Project: Blockbusting: Eminent Domain and Hardboiled Utopias for the Generic City
Class: Advanced Studio, California College of the Arts, Architecture Division

Date: Fall 2014
Instructors: Brian Price

This studio is interested in reasserting architecture’s role in shaping and defining the city. The now rigid disciplinary limits that establish the hierarchy of urban planning (territories), urban design (zones), and architecture (objects) has marginalized our ability to produce new visions of the city. These regimes, intended to produce consistency and predictability, leave architecture as a purveyor of introverted objects, subordinate to a larger totalizing urban schema. The studio explored the limits of architecture as a form of urbanism; to push back on the bureaucratic form of the city.
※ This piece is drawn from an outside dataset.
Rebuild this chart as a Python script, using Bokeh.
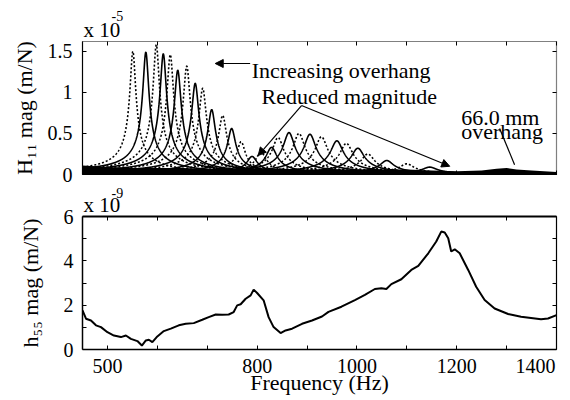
import numpy as np
from bokeh.plotting import figure
from bokeh.models import Range1d, LinearAxis, FixedTicker, Label, Arrow, NormalHead, Title
from bokeh.layouts import column
from bokeh.embed import file_html
from bokeh.resources import INLINE

FONT = "Liberation Serif"

# ---------------- top panel: H11 FRFs (peak freq [Hz], peak magnitude [x1e-5], line style)
low_peak_hz = [551, 577, 598, 612, 626, 641, 659, 676, 691, 709, 731, 749, 768]
low_peak_mag = [1.50, 1.49, 1.58, 1.47, 1.46, 1.27, 1.32, 1.11, 1.05, 0.79, 0.72, 0.56, 0.40]
low_peak_style = ["dotted", "solid", "dotted", "solid", "dotted", "solid", "dotted",
                  "solid", "dotted", "solid", "dotted", "solid", "dotted"]
low_damping = 0.0100
high_peak_hz = [790, 808, 829, 842, 864, 884, 906, 929, 960, 979, 1002, 1022, 1060, 1100, 1146]
high_peak_mag = [0.22, 0.27, 0.33, 0.45, 0.51, 0.50, 0.49, 0.46, 0.41, 0.38, 0.32, 0.25, 0.17, 0.13, 0.09]
high_peak_style = ["solid", "dotted", "solid", "dotted", "solid", "dotted", "solid", "dotted",
                   "solid", "dotted", "solid", "dotted", "solid", "dotted", "solid"]
high_damping = 0.0125

# dense low-level measurement band at the bottom of the top panel
band_hz = [450, 500, 550, 600, 650, 700, 750, 800, 850, 900, 950, 1000, 1050, 1100,
           1150, 1200, 1250, 1280, 1300, 1320, 1350, 1400]
band_top = [0.11, 0.09, 0.08, 0.08, 0.08, 0.07, 0.07, 0.07, 0.07, 0.06, 0.06, 0.06, 0.06,
            0.06, 0.05, 0.04, 0.05, 0.07, 0.08, 0.06, 0.05, 0.03]

# ---------------- bottom panel: h55 (x1e-9 m/N)
h55_hz = [450, 457, 467, 477, 487, 500, 513, 527, 537, 547, 560, 569, 577, 583, 590, 600,
          613, 627, 643, 657, 673, 690, 703, 717, 730, 743, 753, 760, 767, 777, 787, 793,
          800, 813, 823, 833, 847, 857, 870, 890, 910, 930, 943, 969, 996, 1016, 1036,
          1049, 1059, 1069, 1089, 1109, 1123, 1143, 1159, 1169, 1176, 1183, 1189, 1196,
          1206, 1223, 1239, 1256, 1276, 1303, 1329, 1369, 1383, 1400]
h55_mag = [1.76, 1.39, 1.31, 1.09, 1.01, 0.78, 0.63, 0.56, 0.63, 0.48, 0.38, 0.18, 0.41,
           0.44, 0.33, 0.59, 0.83, 0.94, 1.09, 1.16, 1.19, 1.34, 1.46, 1.58, 1.57, 1.58,
           1.69, 1.99, 2.04, 2.29, 2.44, 2.70, 2.55, 2.22, 1.46, 1.01, 0.74, 0.86, 0.94,
           1.16, 1.31, 1.49, 1.70, 1.93, 2.23, 2.46, 2.73, 2.76, 2.73, 2.95, 3.17, 3.59,
           3.77, 4.34, 4.87, 5.32, 5.28, 5.02, 4.42, 4.52, 4.34, 3.59, 2.83, 2.23, 1.85,
           1.60, 1.48, 1.36, 1.40, 1.55]

NBSP = "\u00a0"
x_ticks = [500, 600, 700, 800, 900, 1000, 1100, 1200, 1300, 1400]
x_tick_labels = {500: "500", 600: "", 700: "", 800: "800", 900: "", 1000: "1000",
                 1100: "", 1200: "1200", 1300: "", 1400: "1400" + NBSP * 3}
top_y_ticks = [0, 0.5, 1, 1.5]
top_y_labels = {0: "0", 0.5: "0.5", 1: "1", 1.5: "1.5"}
bot_y_ticks = [0, 1, 2, 3, 4, 5, 6]
bot_y_labels = {0: "0", 1: "", 2: "2", 3: "", 4: "4", 5: "", 6: "6"}

X0, X1 = 450, 1400


def style_axis(ax, ticks, labels=None, show_labels=True, dash="solid", lw=1.2):
    ax.ticker = FixedTicker(ticks=ticks)
    ax.minor_tick_line_color = None
    ax.major_tick_in = 4
    ax.major_tick_out = 0
    ax.major_tick_line_color = "black"
    ax.axis_line_color = "black"
    ax.axis_line_width = lw
    ax.axis_line_dash = dash
    ax.axis_label_text_font = FONT
    ax.axis_label_text_font_size = "22px"
    ax.axis_label_text_font_style = "normal"
    ax.axis_label_text_color = "black"
    if show_labels:
        ax.major_label_text_font = FONT
        ax.major_label_text_font_size = "20px"
        ax.major_label_text_color = "black"
        if labels is not None:
            ax.major_label_overrides = labels
    else:
        ax.major_label_text_font_size = "1px"
        ax.major_label_text_alpha = 0
        ax.major_label_standoff = 0


def frf(f, fn, amp, zeta):
    r = f / fn
    return amp * 2 * zeta / np.sqrt((1 - r ** 2) ** 2 + (2 * zeta * r) ** 2)


def exp_titles(p, s1, s2, exp_text):
    p.add_layout(Title(text="x 10", align="left", offset=1, standoff=s1, vertical_align="bottom",
                       text_font=FONT, text_font_size="21px", text_font_style="normal",
                       text_color="black"), "above")
    p.add_layout(Title(text=exp_text, align="left", offset=29, standoff=s2,
                       vertical_align="bottom", text_font=FONT, text_font_size="14px",
                       text_font_style="normal", text_color="black"), "above")


# ================= top figure =================
p1 = figure(width=570, height=187, x_range=Range1d(X0, X1), y_range=Range1d(0, 1.62),
            output_backend="svg", toolbar_location=None,
            min_border_left=82, min_border_right=14, min_border_top=41, min_border_bottom=13)
p1.grid.visible = False
p1.outline_line_color = None
p1.background_fill_color = "white"

style_axis(p1.xaxis[0], x_ticks, show_labels=False)
style_axis(p1.yaxis[0], top_y_ticks, top_y_labels)
p1.yaxis[0].major_label_standoff = 10
p1.yaxis[0].axis_label = "H₁₁ mag (m/N)"
p1.yaxis[0].axis_label_standoff = 8
ax_top = LinearAxis()
style_axis(ax_top, x_ticks, show_labels=False, dash="1 1")
p1.add_layout(ax_top, "above")
ax_right = LinearAxis()
style_axis(ax_right, top_y_ticks, show_labels=False, dash="1 1")
p1.add_layout(ax_right, "right")
exp_titles(p1, 0, -11, "-5")

f = np.linspace(X0, X1, 2400)
p1.varea(x=band_hz, y1=[0] * len(band_hz), y2=band_top, fill_color="black")
peaks = ([(fn, a, s, low_damping) for fn, a, s in zip(low_peak_hz, low_peak_mag, low_peak_style)]
         + [(fn, a, s, high_damping) for fn, a, s in zip(high_peak_hz, high_peak_mag, high_peak_style)])
for fn, a, s, z in peaks:
    y = frf(f, fn, a, z)
    if s == "solid":
        p1.line(f, y, line_color="black", line_width=1.6)
    else:
        p1.line(f, y, line_color="black", line_width=1.6, line_dash="2 2")

txt = dict(text_font=FONT, text_color="black")
p1.add_layout(Label(x=789, y=1.267, text="Increasing overhang", text_font_size="22px",
                    text_baseline="alphabetic", **txt))
p1.add_layout(Label(x=809, y=0.95, text="Reduced magnitude", text_font_size="22px",
                    text_baseline="alphabetic", **txt))
p1.add_layout(Label(x=1209, y=0.69, text="66.0 mm", text_font_size="22px",
                    text_baseline="alphabetic", **txt))
p1.add_layout(Label(x=1209, y=0.527, text="overhang", text_font_size="22px",
                    text_baseline="alphabetic", **txt))


def head():
    return NormalHead(size=8, fill_color="black", line_color="black", line_width=1)


p1.add_layout(Arrow(end=head(), x_start=786, y_start=1.352, x_end=716, y_end=1.352,
                    line_width=1.2))
p1.add_layout(Arrow(end=head(), x_start=889, y_start=0.84, x_end=802, y_end=0.23,
                    line_width=1.2))
p1.add_layout(Arrow(end=head(), x_start=889, y_start=0.84, x_end=1186, y_end=0.10,
                    line_width=1.2))
p1.add_layout(Arrow(end=None, x_start=1286, y_start=0.56, x_end=1316, y_end=0.12,
                    line_width=1.2))

# ================= bottom figure =================
p2 = figure(width=570, height=213, x_range=Range1d(X0, X1), y_range=Range1d(0, 6),
            output_backend="svg", toolbar_location=None,
            min_border_left=82, min_border_right=14, min_border_top=29, min_border_bottom=51)
p2.grid.visible = False
p2.outline_line_color = None
p2.background_fill_color = "white"

style_axis(p2.xaxis[0], x_ticks, x_tick_labels, lw=1.5)
p2.xaxis[0].major_label_standoff = 5
p2.xaxis[0].axis_label = "Frequency (Hz)"
p2.xaxis[0].axis_label_standoff = -10
style_axis(p2.yaxis[0], bot_y_ticks, bot_y_labels, lw=1.5)
p2.yaxis[0].major_label_standoff = 9
p2.yaxis[0].axis_label = "h₅₅ mag (m/N)"
p2.yaxis[0].axis_label_standoff = 18
ax_top2 = LinearAxis()
style_axis(ax_top2, x_ticks, show_labels=False, lw=1.8)
p2.add_layout(ax_top2, "above")
ax_right2 = LinearAxis()
style_axis(ax_right2, bot_y_ticks, show_labels=False, lw=1.2)
p2.add_layout(ax_right2, "right")
exp_titles(p2, -1, -12, "-9")

p2.line(h55_hz, h55_mag, line_color="black", line_width=2)

layout = column(p1, p2, spacing=0)
open("out.html", "w").write(file_html(layout, INLINE))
As a means of recuperating our role in the city, the studio engaged the unlikely policy mechanism of eminent domain. Uttered only with contempt and dismissed as an act of cruelty, eminent domain is both the most powerful and least considered invention of modern urbanism. The mechanism entails a government’s right to selectively appropriate private land for the greatest public good; a mediation of competing interests and collective values central to the idea of the city. Rather than accept the vilification of eminent domain, the studio reevaluated its potential opportunistically. Eminent domain was be deployed in a highly experimental fashion, as a counter-project to modern planning, producing exceptions in the city’s measured structure.